Exploring the role of single nucleotide polymorphisms in varicella zoster virus vaccine attenuation in skin

Abstract

Varicella zoster virus (VZV) is a disease that can be detrimental to the health of children in its primary form, chicken pox, and later in the elderly as its reactivated form, shingles. Before the advent of the vaccine, Varivax, VZV was endemic in the United States as it is highly contagious and can be spread through both direct contact and aerosol particles. Varivax, or vOka, is a live attenuated vaccine, and while effective, has side effects ranging from rashes to possible VZV reactivation. While the vaccine has reduced the incidence and severity of VZV, there is still little known about the mechanism of its attenuation in skin. vOka is genetically heterogeneous with hundreds of single nucleotide polymorphisms (SNPs) that are a mixture of wild-type and vOka nucleotides.
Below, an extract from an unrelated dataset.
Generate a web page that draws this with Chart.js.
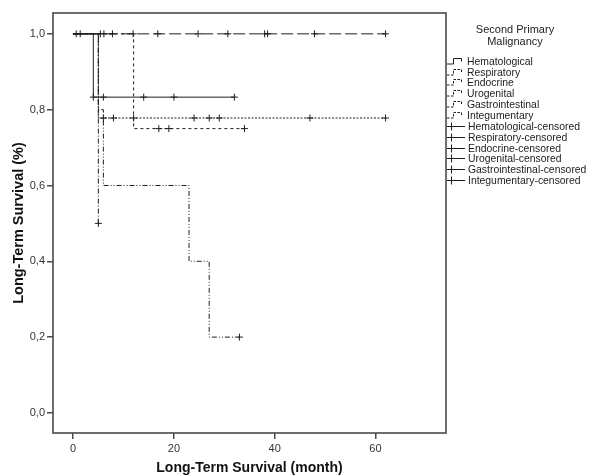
<!DOCTYPE html>
<html>
<head>
<meta charset="utf-8">
<script src="https://cdn.jsdelivr.net/npm/chart.js@4/dist/chart.umd.min.js"></script>
<style>
  html, body { margin: 0; padding: 0; background: #fff; }
  #wrap { width: 589px; height: 475px; }
</style>
</head>
<body>
<div id="wrap"><canvas id="km_chart"></canvas></div>
<script>
var groups = ['Hematological', 'Respiratory', 'Endocrine', 'Urogenital', 'Gastrointestinal', 'Integumentary'];
var xTicks = [0, 20, 40, 60];
var yTicks = [0, 0.2, 0.4, 0.6, 0.8, 1.0];

// step curves: time (month) and survival after that time
var hemTime = [0, 4, 32];
var hemSurv = [1, 0.833, 0.833];
var resTime = [0, 12, 34];
var resSurv = [1, 0.75, 0.75];
var endTime = [0, 5, 62];
var endSurv = [1, 0.778, 0.778];
var uroTime = [0, 5];
var uroSurv = [1, 0.5];
var gasTime = [0, 5, 6, 23, 27, 33];
var gasSurv = [1, 0.8, 0.6, 0.4, 0.2, 0.2];
var intTime = [0, 62];
var intSurv = [1, 1];

// censored cases
var hemCensTime = [4, 6, 14, 20, 32];
var hemCensSurv = [0.833, 0.833, 0.833, 0.833, 0.833];
var resCensTime = [17, 19, 34];
var resCensSurv = [0.75, 0.75, 0.75];
var endCensTime = [6, 8, 12, 24, 27, 29, 47, 62];
var endCensSurv = [0.778, 0.778, 0.778, 0.778, 0.778, 0.778, 0.778, 0.778];
var uroCensTime = [0.6, 1.4, 5];
var uroCensSurv = [1, 1, 0.5];
var gasCensTime = [33];
var gasCensSurv = [0.2];
var intCensTime = [5.4, 6.1, 7.8, 11.9, 16.8, 24.8, 30.7, 38, 38.6, 47.9, 62];
var intCensSurv = [1, 1, 1, 1, 1, 1, 1, 1, 1, 1, 1];

var curves = [
    [hemTime, hemSurv, []],
    [resTime, resSurv, [3, 3]],
    [endTime, endSurv, [2, 1.5]],
    [uroTime, uroSurv, [5, 2, 1, 2]],
    [gasTime, gasSurv, [5, 2, 1, 2, 1, 2]],
    [intTime, intSurv, [12, 4]]
];
var censored = [
    [hemCensTime, hemCensSurv],
    [resCensTime, resCensSurv],
    [endCensTime, endCensSurv],
    [uroCensTime, uroCensSurv],
    [gasCensTime, gasCensSurv],
    [intCensTime, intCensSurv]
];

function toPoints(t, s) {
    return t.map(function(v, i) { return {x: v, y: s[i]}; });
}

var ink = '#1e1e1e';
var datasets = [];
groups.forEach(function(g, i) {
    datasets.push({
        label: g,
        data: toPoints(curves[i][0], curves[i][1]),
        showLine: true,
        stepped: 'before',
        borderColor: ink,
        borderWidth: 1,
        borderDash: curves[i][2],
        pointRadius: 0,
        kind: 'line'
    });
});
groups.forEach(function(g, i) {
    datasets.push({
        label: g + '-censored',
        data: toPoints(censored[i][0], censored[i][1]),
        showLine: false,
        pointStyle: 'cross',
        pointRadius: 3.5,
        borderColor: ink,
        borderWidth: 1,
        kind: 'cens'
    });
});

var framePlugin = {
    id: 'frame',
    beforeDatasetsDraw: function(chart) {
        var a = chart.chartArea, ctx = chart.ctx;
        ctx.save();
        ctx.strokeStyle = '#4a4a4a';
        ctx.lineWidth = 1.6;
        ctx.strokeRect(a.left, a.top, a.right - a.left, a.bottom - a.top);
        ctx.restore();
    }
};

var legendPlugin = {
    id: 'kmLegend',
    afterDraw: function(chart) {
        var ctx = chart.ctx;
        ctx.save();
        ctx.fillStyle = '#222';
        ctx.font = '11px Arial, "Liberation Sans"';
        ctx.textAlign = 'center';
        ctx.textBaseline = 'middle';
        ctx.fillText('Second Primary', 515, 30);
        ctx.fillText('Malignancy', 515, 42);
        ctx.textAlign = 'left';
        ctx.font = '10.4px Arial, "Liberation Sans"';
        ctx.strokeStyle = ink;
        ctx.lineWidth = 1;
        chart.data.datasets.forEach(function(ds, i) {
            var y = Math.round(60.7 + i * 10.85) + 0.5;
            ctx.beginPath();
            if (ds.kind === 'line') {
                ctx.setLineDash(ds.borderDash.length ? [2.5, 1.5] : []);
                ctx.moveTo(447, y + 2.5);
                ctx.lineTo(453.5, y + 2.5);
                ctx.lineTo(453.5, y - 3);
                ctx.lineTo(461.5, y - 3);
                ctx.lineTo(461.5, y);
                ctx.stroke();
                ctx.setLineDash([]);
                ctx.fillText(ds.label, 467, y + 0.5);
            } else {
                ctx.setLineDash([]);
                ctx.moveTo(447, y);
                ctx.lineTo(465, y);
                ctx.moveTo(451.5, y - 4);
                ctx.lineTo(451.5, y + 4);
                ctx.stroke();
                ctx.fillText(ds.label, 468, y + 0.5);
            }
        });
        ctx.restore();
    }
};

new Chart(document.getElementById('km_chart').getContext('2d'), {
    type: 'scatter',
    data: { datasets: datasets },
    plugins: [framePlugin, legendPlugin],
    options: {
        responsive: true,
        maintainAspectRatio: false,
        devicePixelRatio: 1,
        animation: false,
        layout: { padding: { top: 13, right: 143, left: 0, bottom: 0 } },
        plugins: { legend: { display: false }, tooltip: { enabled: false } },
        scales: {
            x: {
                type: 'linear',
                min: -4,
                max: 74,
                afterFit: function(s) { s.height = 42; },
                afterBuildTicks: function(s) { s.ticks = xTicks.map(function(v) { return {value: v}; }); },
                grid: { drawOnChartArea: false, drawTicks: true, tickLength: 6, color: '#4a4a4a', lineWidth: 1.5 },
                border: { display: false },
                ticks: { color: '#333', padding: 3, font: { family: 'Arial, "Liberation Sans"', size: 11 }, maxRotation: 0 },
                title: {
                    display: true,
                    text: 'Long-Term Survival (month)',
                    color: '#111',
                    font: { family: 'Arial, "Liberation Sans"', size: 14, weight: 'bold', lineHeight: 1 },
                    padding: { top: 0, bottom: 0 }
                }
            },
            y: {
                type: 'linear',
                min: -0.053,
                max: 1.055,
                afterFit: function(s) { s.width = 53; },
                afterBuildTicks: function(s) { s.ticks = yTicks.map(function(v) { return {value: v}; }); },
                grid: { drawOnChartArea: false, drawTicks: true, tickLength: 6, color: '#4a4a4a', lineWidth: 1.5 },
                border: { display: false },
                ticks: {
                    color: '#333',
                    padding: 2,
                    font: { family: 'Arial, "Liberation Sans"', size: 11 },
                    callback: function(v) { return v.toFixed(1).replace('.', ','); }
                },
                title: {
                    display: true,
                    text: 'Long-Term Survival (%)',
                    color: '#111',
                    font: { family: 'Arial, "Liberation Sans"', size: 14.5, weight: 'bold', lineHeight: 1 },
                    padding: { top: 12, bottom: 0 }
                }
            }
        }
    }
});
</script>
</body>
</html>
Previous studies have demonstrated the key to attenuation may be through five SNPs in the open reading frame (ORF) 62 region found to be fixed and stable across different licensed vOka preparations around the world. ORF62 contains the gene for IE62, a transactivator protein responsible for regulating the expression of viral genes and the host gene for KRT15, a cytokeratin protein. This project focused on if two SNPs, located in the loci positions 106262 and 107252, that are found to be almost 100% conserved across all variations of vOka are responsible for the attenuation in human skin and induction of KRT15. We evaluated four mutant viruses with SNPs found in vOka and discovered that a double SNP mutation stunted virus growth in HFF cells. In addition, we found no significant difference in the growth of our viruses in skin but variability in successful infection. Furthermore, in infected skin, we found that VZV-ORF57-Luc and single mutant virus, 68-958, upregulate KRT15 expression with VZV infection while single mutant virus, 68-62S-A, may downregulate KRT15 expression with VZV infection. This project is important because it may reveal the molecular basis of attenuation of the licensed varicella vaccine. This information could be used to make a vaccine that contains only the attenuated genotype.